** Begin **

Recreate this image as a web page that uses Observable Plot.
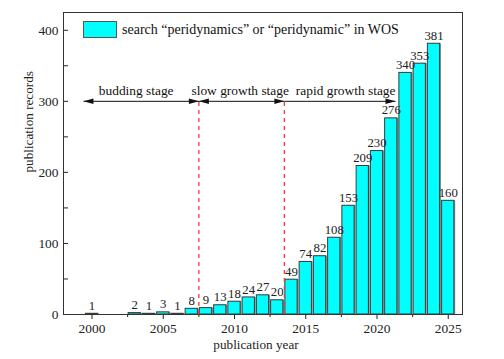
<!DOCTYPE html>
<html>
<head>
<meta charset="utf-8">
<script src="https://cdn.jsdelivr.net/npm/d3@7"></script>
<script src="https://cdn.jsdelivr.net/npm/@observablehq/plot@0.6"></script>
<style>
  html, body { margin: 0; padding: 0; background: #fff; }
  #wrap { position: relative; width: 504px; height: 359px; font-family: "Liberation Serif", "Times New Roman", serif; }
  #legend { position: absolute; left: 83px; top: 21px; display: flex; align-items: center; font-size: 14px; color: #111; }
  #legend .sw { width: 32px; height: 15px; background: #00ffff; border: 1px solid #555; margin-right: 5px; }
</style>
</head>
<body>
<div id="wrap">
  <div id="chart"></div>
  <div id="legend"><span class="sw"></span><span id="legendText"></span></div>
</div>
<script>
const years  = [2000, 2003, 2004, 2005, 2006, 2007, 2008, 2009, 2010, 2011, 2012, 2013, 2014, 2015, 2016, 2017, 2018, 2019, 2020, 2021, 2022, 2023, 2024, 2025];
const counts = [1, 2, 1, 3, 1, 8, 9, 13, 18, 24, 27, 20, 49, 74, 82, 108, 153, 209, 230, 276, 340, 353, 381, 160];

const stageNames  = ["budding stage", "slow growth stage", "rapid growth stage"];
const stageStarts = [1999.4, 2007.5, 2013.5];
const stageEnds   = [2007.5, 2013.5, 2021.3];
const stageLabelX = [2003.1, 2010.4, 2017.8];
const stageLeftHead = [true, true, false];
const stageLevel = 300;
const stageBoundaries = [2007.5, 2013.5];

const xMajorTicks = [2000, 2005, 2010, 2015, 2020, 2025];
const xMinorTicks = [2002.5, 2007.5, 2012.5, 2017.5, 2022.5];
const yMajorTicks = [0, 100, 200, 300, 400];
const yMinorTicks = [50, 150, 250, 350];

const legendLabel = "search \u201Cperidynamics\u201D or \u201Cperidynamic\u201D in WOS";
const xLabel = "publication year";
const yLabel = "publication records";

document.getElementById("legendText").textContent = legendLabel;

const bars = years.map((y, i) => ({year: y, count: counts[i]}));
const stages = stageNames.map((n, i) => ({name: n, x1: stageStarts[i], x2: stageEnds[i], lx: stageLabelX[i], left: stageLeftHead[i], y: stageLevel}));
const headsRight = stages.map(s => ({x: s.x2, y: s.y}));
const headsLeft = stages.filter(s => s.left).map(s => ({x: s.x1, y: s.y}));

const arrowHead = {draw(ctx) { ctx.moveTo(0, 0); ctx.lineTo(-10, -2.8); ctx.lineTo(-10, 2.8); ctx.closePath(); }};
const font = "Liberation Serif, Times New Roman, serif";
const halfW = 0.43;

const chart = Plot.plot({
  width: 504,
  height: 359,
  marginLeft: 63,
  marginRight: 42,
  marginTop: 12,
  marginBottom: 45,
  style: {fontFamily: font, fontSize: "13px", color: "#222", background: "#fff"},
  x: {type: "linear", domain: [1998, 2026]},
  y: {domain: [0, 425]},
  marks: [
    Plot.rectY(bars, {x1: d => d.year - halfW, x2: d => d.year + halfW, y: "count", fill: "#8a8a8a", dx: 1.3}),
    Plot.rectY(bars, {x1: d => d.year - halfW, x2: d => d.year + halfW, y: "count", fill: "#00ffff", stroke: "#3a3a3a", strokeWidth: 1}),
    Plot.text(bars, {x: "year", y: "count", text: d => String(d.count), dy: -8, fontSize: 12.8, fill: "#222"}),
    Plot.ruleX(stageBoundaries, {y1: 0, y2: stageLevel, stroke: "#ee3b3b", strokeWidth: 1.3, strokeDasharray: "4,4"}),
    Plot.link(stages, {x1: "x1", x2: "x2", y1: "y", y2: "y", stroke: "#111", strokeWidth: 1}),
    Plot.dot(headsRight, {x: "x", y: "y", symbol: arrowHead, fill: "#111", stroke: "none"}),
    Plot.dot(headsLeft, {x: "x", y: "y", symbol: arrowHead, rotate: 180, fill: "#111", stroke: "none"}),
    Plot.text(stages, {x: "lx", y: "y", text: "name", dy: -11, fontSize: 13.4, fill: "#111"}),
    Plot.axisX({ticks: xMajorTicks, tickSize: 5, tickPadding: 4, tickFormat: d => String(d), label: null, fontSize: 13.4}),
    Plot.axisX({ticks: xMinorTicks, tickSize: 3, text: null, label: null}),
    Plot.axisY({ticks: yMajorTicks, tickSize: 0, tickPadding: 5, label: null, fontSize: 13.4}),
    Plot.axisY({ticks: yMajorTicks, tickSize: -5, text: null, label: null}),
    Plot.axisY({ticks: yMinorTicks, tickSize: -5, text: null, label: null}),
    Plot.frame({stroke: "#333", strokeWidth: 1}),
    Plot.text([xLabel], {frameAnchor: "bottom", dy: 34, dx: -7, fontSize: 13.2, fill: "#222"}),
    Plot.text([yLabel], {frameAnchor: "left", dx: -35, dy: 9, rotate: -90, fontSize: 13.2, fill: "#222"})
  ]
});
document.getElementById("chart").appendChild(chart);
</script>
</body>
</html>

** End **

| GOAL |
Each line of the data should be quoted exactly, with pictures left out.

| OUTPUT FOR THIS EXERCISE |
Recreate this image as a web page that uses Observable Plot.
<!DOCTYPE html>
<html>
<head>
<meta charset="utf-8">
<script src="https://cdn.jsdelivr.net/npm/d3@7"></script>
<script src="https://cdn.jsdelivr.net/npm/@observablehq/plot@0.6"></script>
<style>
  html, body { margin: 0; padding: 0; background: #fff; }
  #wrap { position: relative; width: 504px; height: 359px; font-family: "Liberation Serif", "Times New Roman", serif; }
  #legend { position: absolute; left: 83px; top: 21px; display: flex; align-items: center; font-size: 14px; color: #111; }
  #legend .sw { width: 32px; height: 15px; background: #00ffff; border: 1px solid #555; margin-right: 5px; }
</style>
</head>
<body>
<div id="wrap">
  <div id="chart"></div>
  <div id="legend"><span class="sw"></span><span id="legendText"></span></div>
</div>
<script>
const years  = [2000, 2003, 2004, 2005, 2006, 2007, 2008, 2009, 2010, 2011, 2012, 2013, 2014, 2015, 2016, 2017, 2018, 2019, 2020, 2021, 2022, 2023, 2024, 2025];
const counts = [1, 2, 1, 3, 1, 8, 9, 13, 18, 24, 27, 20, 49, 74, 82, 108, 153, 209, 230, 276, 340, 353, 381, 160];

const stageNames  = ["budding stage", "slow growth stage", "rapid growth stage"];
const stageStarts = [1999.4, 2007.5, 2013.5];
const stageEnds   = [2007.5, 2013.5, 2021.3];
const stageLabelX = [2003.1, 2010.4, 2017.8];
const stageLeftHead = [true, true, false];
const stageLevel = 300;
const stageBoundaries = [2007.5, 2013.5];

const xMajorTicks = [2000, 2005, 2010, 2015, 2020, 2025];
const xMinorTicks = [2002.5, 2007.5, 2012.5, 2017.5, 2022.5];
const yMajorTicks = [0, 100, 200, 300, 400];
const yMinorTicks = [50, 150, 250, 350];

const legendLabel = "search \u201Cperidynamics\u201D or \u201Cperidynamic\u201D in WOS";
const xLabel = "publication year";
const yLabel = "publication records";

document.getElementById("legendText").textContent = legendLabel;

const bars = years.map((y, i) => ({year: y, count: counts[i]}));
const stages = stageNames.map((n, i) => ({name: n, x1: stageStarts[i], x2: stageEnds[i], lx: stageLabelX[i], left: stageLeftHead[i], y: stageLevel}));
const headsRight = stages.map(s => ({x: s.x2, y: s.y}));
const headsLeft = stages.filter(s => s.left).map(s => ({x: s.x1, y: s.y}));

const arrowHead = {draw(ctx) { ctx.moveTo(0, 0); ctx.lineTo(-10, -2.8); ctx.lineTo(-10, 2.8); ctx.closePath(); }};
const font = "Liberation Serif, Times New Roman, serif";
const halfW = 0.43;

const chart = Plot.plot({
  width: 504,
  height: 359,
  marginLeft: 63,
  marginRight: 42,
  marginTop: 12,
  marginBottom: 45,
  style: {fontFamily: font, fontSize: "13px", color: "#222", background: "#fff"},
  x: {type: "linear", domain: [1998, 2026]},
  y: {domain: [0, 425]},
  marks: [
    Plot.rectY(bars, {x1: d => d.year - halfW, x2: d => d.year + halfW, y: "count", fill: "#8a8a8a", dx: 1.3}),
    Plot.rectY(bars, {x1: d => d.year - halfW, x2: d => d.year + halfW, y: "count", fill: "#00ffff", stroke: "#3a3a3a", strokeWidth: 1}),
    Plot.text(bars, {x: "year", y: "count", text: d => String(d.count), dy: -8, fontSize: 12.8, fill: "#222"}),
    Plot.ruleX(stageBoundaries, {y1: 0, y2: stageLevel, stroke: "#ee3b3b", strokeWidth: 1.3, strokeDasharray: "4,4"}),
    Plot.link(stages, {x1: "x1", x2: "x2", y1: "y", y2: "y", stroke: "#111", strokeWidth: 1}),
    Plot.dot(headsRight, {x: "x", y: "y", symbol: arrowHead, fill: "#111", stroke: "none"}),
    Plot.dot(headsLeft, {x: "x", y: "y", symbol: arrowHead, rotate: 180, fill: "#111", stroke: "none"}),
    Plot.text(stages, {x: "lx", y: "y", text: "name", dy: -11, fontSize: 13.4, fill: "#111"}),
    Plot.axisX({ticks: xMajorTicks, tickSize: 5, tickPadding: 4, tickFormat: d => String(d), label: null, fontSize: 13.4}),
    Plot.axisX({ticks: xMinorTicks, tickSize: 3, text: null, label: null}),
    Plot.axisY({ticks: yMajorTicks, tickSize: 0, tickPadding: 5, label: null, fontSize: 13.4}),
    Plot.axisY({ticks: yMajorTicks, tickSize: -5, text: null, label: null}),
    Plot.axisY({ticks: yMinorTicks, tickSize: -5, text: null, label: null}),
    Plot.frame({stroke: "#333", strokeWidth: 1}),
    Plot.text([xLabel], {frameAnchor: "bottom", dy: 34, dx: -7, fontSize: 13.2, fill: "#222"}),
    Plot.text([yLabel], {frameAnchor: "left", dx: -35, dy: 9, rotate: -90, fontSize: 13.2, fill: "#222"})
  ]
});
document.getElementById("chart").appendChild(chart);
</script>
</body>
</html>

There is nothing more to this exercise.